Being in the place that I am, I'm lucky enough to have lots of time to ponder deep thoughts, something that I didn't engage in while on the streets. And some of these come at the craziest times like when hot water is cascading down on my head in the shower.

So the deep thought was that maybe "normal" heterosexual relationships are counter productive. Now, hold on and let me present my case. I have a lot of straight guy friends who always seem to complain about the relationships or women that they are with. Specifically, when concerning women they can only seem to deal with them on a physical level, because when it comes to anything else having to do with the opposite sex, men just can't seem to understand their feelings, attitudes, and or behavior. I'm not a women myself, and can't say I speak for any of them but I've kinda heard the same coming from their prospective when dealing with their men folk. Is it because of the inequality between the sexes and power struggles that are at the root of these problems?
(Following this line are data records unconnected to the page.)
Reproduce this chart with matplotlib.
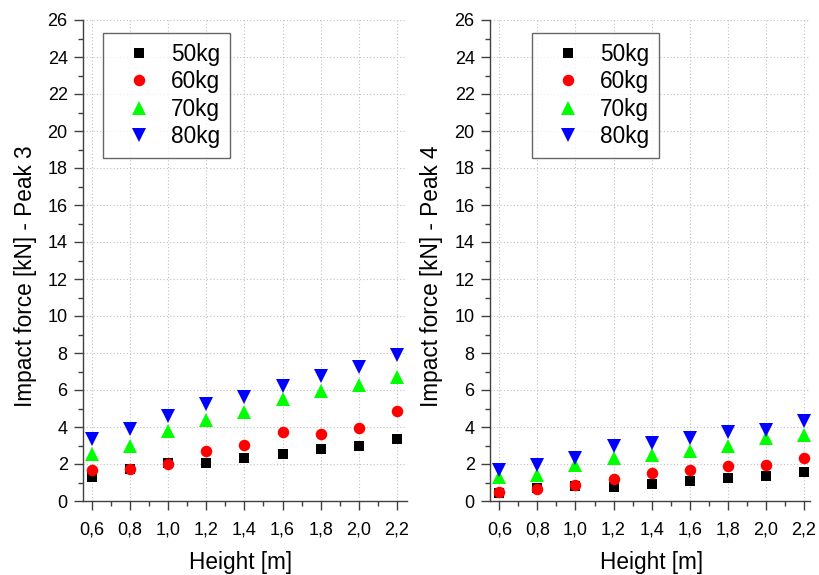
import matplotlib
matplotlib.use("Agg")
import matplotlib.pyplot as plt
from matplotlib.ticker import MultipleLocator, FuncFormatter

plt.rcParams['font.family'] = ['Liberation Sans', 'DejaVu Sans']

heights = [0.6, 0.8, 1.0, 1.2, 1.4, 1.6, 1.8, 2.0, 2.2]
labels = ["50kg", "60kg", "70kg", "80kg"]

peak3_50 = [1.32, 1.75, 2.08, 2.08, 2.33, 2.55, 2.82, 3.00, 3.36]
peak3_60 = [1.68, 1.74, 2.00, 2.68, 3.04, 3.71, 3.62, 3.94, 4.88]
peak3_70 = [2.53, 2.95, 3.76, 4.36, 4.83, 5.52, 5.93, 6.29, 6.69]
peak3_80 = [3.35, 3.89, 4.58, 5.24, 5.61, 6.20, 6.78, 7.25, 7.88]

peak4_50 = [0.45, 0.69, 0.81, 0.78, 0.94, 1.08, 1.27, 1.36, 1.59]
peak4_60 = [0.49, 0.67, 0.87, 1.21, 1.54, 1.70, 1.88, 1.92, 2.31]
peak4_70 = [1.32, 1.41, 1.95, 2.31, 2.50, 2.68, 2.95, 3.40, 3.58]
peak4_80 = [1.68, 1.95, 2.35, 2.95, 3.13, 3.40, 3.71, 3.82, 4.34]

styles = [("s", "black", 7.2), ("o", "red", 8.3), ("^", "#00ff00", 9.5), ("v", "blue", 9.5)]

fig = plt.figure(figsize=(8.19, 5.75), dpi=100)
ax1 = fig.add_axes([83 / 819, 74 / 575, 324 / 819, 481 / 575])
ax2 = fig.add_axes([490 / 819, 74 / 575, 320 / 819, 481 / 575])

def comma(v, pos):
    return ("%.1f" % v).replace(".", ",")

configs = [
    (ax1, [peak3_50, peak3_60, peak3_70, peak3_80], "Impact force [kN] - Peak 3",
     (0.0608, 0.974), (0.553, 2.253), (0.486, -0.104), (-0.1435, 0.468)),
    (ax2, [peak4_50, peak4_60, peak4_70, peak4_80], "Impact force [kN] - Peak 4",
     (0.132, 0.974), (0.551, 2.232), (0.506, -0.104), (-0.147, 0.468)),
]

for ax, series, ylab, leg_anchor, xlim, xlc, ylc in configs:
    for vals, lab, (m, c, ms) in zip(series, labels, styles):
        ax.plot(heights, vals, linestyle="none", marker=m, color=c, markersize=ms,
                markeredgewidth=0, label=lab)
    ax.set_xlim(*xlim)
    ax.set_ylim(0, 26)
    ax.xaxis.set_minor_locator(MultipleLocator(0.1))
    ax.yaxis.set_major_locator(MultipleLocator(2))
    ax.yaxis.set_minor_locator(MultipleLocator(1))
    ax.set_xticks(heights)
    ax.xaxis.set_major_formatter(FuncFormatter(comma))
    ax.grid(True, which="major", linestyle=(0, (1, 2)), color="#c0c0c0", linewidth=0.8)
    ax.set_axisbelow(True)
    for s in ["top", "right"]:
        ax.spines[s].set_visible(False)
    for s in ["left", "bottom"]:
        ax.spines[s].set_color("#404040")
        ax.spines[s].set_linewidth(1.0)
    ax.tick_params(which="major", direction="out", length=6.5, width=1, color="#404040",
                   labelsize=13, pad=4.5)
    ax.tick_params(axis="x", which="major", pad=8)
    ax.tick_params(which="minor", direction="out", length=3.5, width=1, color="#404040")
    ax.set_xlabel("Height [m]", fontsize=16.3)
    ax.set_ylabel(ylab, fontsize=16.3)
    ax.xaxis.set_label_coords(*xlc)
    ax.yaxis.set_label_coords(*ylc)
    leg = ax.legend(loc="upper left", bbox_to_anchor=leg_anchor, borderaxespad=0,
                    fontsize=16.3, frameon=True, fancybox=False, edgecolor="#404040",
                    handletextpad=0.28, borderpad=0.45, labelspacing=0.2,
                    handlelength=2.27, markerscale=1.0)
    leg.get_frame().set_linewidth(1.0)

fig.savefig("out.png", dpi=100)
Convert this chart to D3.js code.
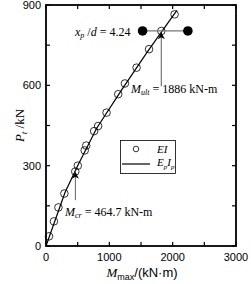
<!DOCTYPE html>
<html>
<head>
<meta charset="utf-8">
<script src="https://cdn.jsdelivr.net/npm/d3@7"></script>
<style>
  body { margin: 0; background: #fff; }
  svg { display: block; }
  .serif { font-family: "Liberation Serif", "Times New Roman", serif; }
  .sans { font-family: "Liberation Sans", Arial, sans-serif; }
</style>
</head>
<body>
<svg width="251" height="284"></svg>
<script>
// EI points (circles)
var momentEI = [47, 125, 196, 290, 462, 502, 611, 635, 760, 823, 956, 1141, 1246, 1430, 1627, 1821, 2030];
var loadEI   = [36, 92, 144, 196, 278, 300, 357, 375, 429, 448, 498, 567, 607, 666, 735, 803, 865];
// EpIp curve (line)
var momentEpIp = [0, 300, 500, 800, 1200, 1600, 2066];
var loadEpIp   = [0, 200, 300, 440, 585, 725, 880];

var xTicks = [0, 1000, 2000, 3000];
var yTicks = [0, 300, 600, 900];

var mCr = 464.7, mCrLoad = 278, mCrTail = 171;
var mUlt = 1886, mUltX = 1821, mUltLoad = 803, mUltTail = 597;
var xpDots = [1525, 2240];
var xpRatio = "4.24";

var svg = d3.select("svg");
var margin = {left: 46, top: 5, right: 15, bottom: 38};
var width = 251 - margin.left - margin.right,
    height = 284 - margin.top - margin.bottom;

var x = d3.scaleLinear().domain([0, 3000]).range([margin.left, margin.left + width]);
var y = d3.scaleLinear().domain([0, 900]).range([margin.top + height, margin.top]);

var defs = svg.append("defs");
defs.append("marker")
    .attr("id", "head")
    .attr("viewBox", "0 0 10 10")
    .attr("refX", 9).attr("refY", 5)
    .attr("markerWidth", 7).attr("markerHeight", 9)
    .attr("markerUnits", "userSpaceOnUse")
    .attr("orient", "auto")
  .append("path")
    .attr("d", "M0,0 L10,5 L0,10 L3,5 Z")
    .attr("fill", "#000");

// ticks inside, on all sides
var minorX = d3.range(0, 3001, 500), minorY = d3.range(0, 901, 150);
var tl = 4;
var tg = svg.append("g").attr("stroke", "#000").attr("stroke-width", 1.2);
minorX.forEach(function(v) {
  tg.append("line").attr("x1", x(v)).attr("x2", x(v)).attr("y1", y(0)).attr("y2", y(0) - tl);
  tg.append("line").attr("x1", x(v)).attr("x2", x(v)).attr("y1", y(900)).attr("y2", y(900) + tl);
});
minorY.forEach(function(v) {
  tg.append("line").attr("y1", y(v)).attr("y2", y(v)).attr("x1", x(0)).attr("x2", x(0) + tl);
  tg.append("line").attr("y1", y(v)).attr("y2", y(v)).attr("x1", x(3000)).attr("x2", x(3000) - tl);
});

svg.append("g").selectAll("text").data(xTicks).enter().append("text")
    .attr("class", "sans").attr("font-size", 11)
    .attr("x", function(d) { return x(d); })
    .attr("y", y(0) + 15)
    .attr("text-anchor", "middle")
    .text(function(d) { return d; });

svg.append("g").selectAll("text").data(yTicks).enter().append("text")
    .attr("class", "sans").attr("font-size", 11)
    .attr("x", x(0) - 5)
    .attr("y", function(d) { return y(d) + 4; })
    .attr("text-anchor", "end")
    .text(function(d) { return d; });

// EpIp line
var line = d3.line()
    .x(function(d) { return x(d[0]); })
    .y(function(d) { return y(d[1]); });
svg.append("path")
    .datum(d3.zip(momentEpIp, loadEpIp))
    .attr("d", line)
    .attr("fill", "none")
    .attr("stroke", "#000")
    .attr("stroke-width", 1.2);

// EI circles
svg.append("g").selectAll("circle")
    .data(d3.zip(momentEI, loadEI))
    .enter().append("circle")
    .attr("cx", function(d) { return x(d[0]); })
    .attr("cy", function(d) { return y(d[1]); })
    .attr("r", 3.8)
    .attr("fill", "none")
    .attr("stroke", "#000")
    .attr("stroke-width", 0.8);

// xp/d marker
svg.append("line")
    .attr("x1", x(xpDots[0])).attr("x2", x(xpDots[1]))
    .attr("y1", y(mUltLoad)).attr("y2", y(mUltLoad))
    .attr("stroke", "#777").attr("stroke-width", 1.2);
svg.append("g").selectAll("circle").data(xpDots).enter().append("circle")
    .attr("cx", function(d) { return x(d); })
    .attr("cy", y(mUltLoad))
    .attr("r", 4.8)
    .attr("fill", "#000");

// arrows
svg.append("line")
    .attr("x1", x(mUltX)).attr("x2", x(mUltX))
    .attr("y1", y(mUltTail)).attr("y2", y(mUltLoad) + 2)
    .attr("stroke", "#777").attr("stroke-width", 1.2)
    .attr("marker-end", "url(#head)");
svg.append("line")
    .attr("x1", x(mCr)).attr("x2", x(mCr))
    .attr("y1", y(mCrTail)).attr("y2", y(mCrLoad) + 1)
    .attr("stroke", "#777").attr("stroke-width", 1.2)
    .attr("marker-end", "url(#head)");

// annotation texts
var t1 = svg.append("text").attr("class", "serif").attr("font-size", 12)
    .attr("x", 75).attr("y", 36);
t1.append("tspan").attr("font-style", "italic").text("x");
t1.append("tspan").attr("font-style", "italic").attr("font-size", 8).attr("dy", 2).text("p");
t1.append("tspan").attr("dy", -2).text(" /");
t1.append("tspan").attr("font-style", "italic").text("d");
t1.append("tspan").text(" = " + xpRatio);

var t2 = svg.append("text").attr("class", "serif").attr("font-size", 12)
    .attr("x", 131).attr("y", 93);
t2.append("tspan").attr("font-style", "italic").text("M");
t2.append("tspan").attr("font-style", "italic").attr("font-size", 8).attr("dy", 2).text("ult");
t2.append("tspan").attr("dy", -2).text(" = " + mUlt + " kN-m");

var t3 = svg.append("text").attr("class", "serif").attr("font-size", 12)
    .attr("x", 65).attr("y", 216);
t3.append("tspan").attr("font-style", "italic").text("M");
t3.append("tspan").attr("font-style", "italic").attr("font-size", 8).attr("dy", 2).text("cr");
t3.append("tspan").attr("dy", -2).text(" = " + mCr + " kN-m");

// legend
var lg = svg.append("g");
lg.append("rect").attr("x", 120.5).attr("y", 140.5).attr("width", 55).attr("height", 33)
    .attr("fill", "#fff").attr("stroke", "#000").attr("stroke-width", 0.8);
lg.append("circle").attr("cx", 136).attr("cy", 149).attr("r", 2.8)
    .attr("fill", "none").attr("stroke", "#000").attr("stroke-width", 0.8);
lg.append("text").attr("class", "serif").attr("font-size", 11).attr("font-style", "italic")
    .attr("x", 157).attr("y", 153).text("EI");
lg.append("line").attr("x1", 122).attr("x2", 150).attr("y1", 164).attr("y2", 164)
    .attr("stroke", "#000").attr("stroke-width", 1.2);
var lt = lg.append("text").attr("class", "serif").attr("font-size", 11).attr("font-style", "italic")
    .attr("x", 157).attr("y", 166);
lt.append("tspan").text("E");
lt.append("tspan").attr("font-size", 7).attr("dy", 3).text("p");
lt.append("tspan").attr("dy", -3).text("I");
lt.append("tspan").attr("font-size", 7).attr("dy", 3).text("p");

// frame
svg.append("rect")
    .attr("x", x(0)).attr("y", y(900))
    .attr("width", x(3000) - x(0)).attr("height", y(0) - y(900))
    .attr("fill", "none").attr("stroke", "#000").attr("stroke-width", 1.8);

// axis titles
var xt = svg.append("text").attr("font-size", 13)
    .attr("x", 142).attr("y", 277).attr("text-anchor", "middle");
xt.append("tspan").attr("class", "serif").attr("font-style", "italic").text("M");
xt.append("tspan").attr("class", "sans").attr("font-size", 9).attr("dy", 3).text("max");
xt.append("tspan").attr("class", "sans").attr("dy", -3).text("/(kN\u00b7m)");

var yt = svg.append("text").attr("class", "serif").attr("font-size", 13)
    .attr("transform", "translate(24," + (y(450)) + ") rotate(-90)")
    .attr("text-anchor", "middle");
yt.append("tspan").attr("font-style", "italic").text("P");
yt.append("tspan").attr("font-style", "italic").attr("font-size", 9).attr("dy", 3).text("t");
yt.append("tspan").attr("dy", -3).text(" /kN");
</script>
</body>
</html>
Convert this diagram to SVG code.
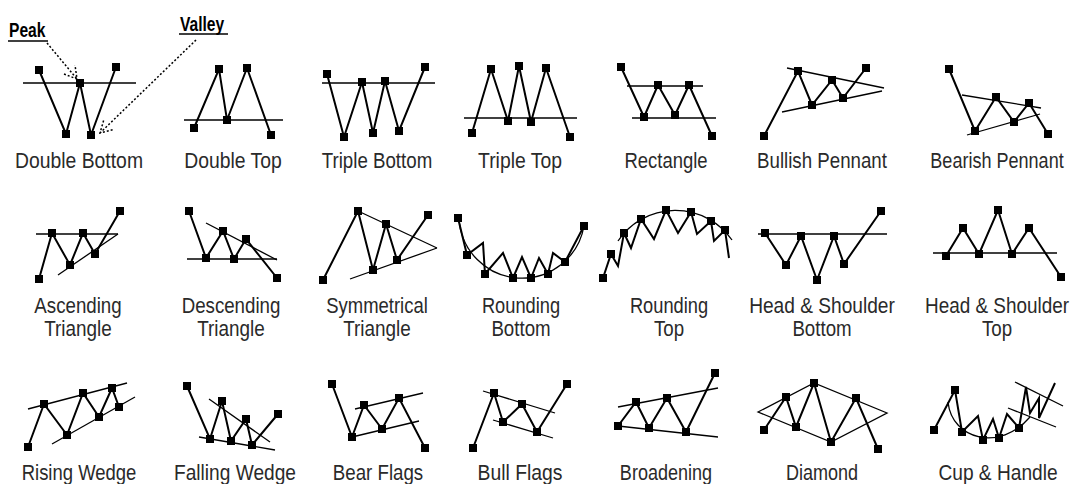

Well I wonder, if back in the day before such establishments as religion and laws of society, when human beings could act on their feelings with out fear of scorn or persecution, more people were OK with exploring and having relations with others of the same sex. And when these institutions of power came along, framed these rules and taboos to make sure procreation was in the forefront and so marriage and the hetero family unit became paramount.

Seeing groups of men together and groups of women, nurturing friendships and bonds seems almost more natural because each group seems to get and understand each other. 

I'm not saying as an excuse that we should stay in our own gender but how much is the one love mentality of heterosexuality corrupting and biasing peoples true nature.

Hope this made sense, and causes you to think.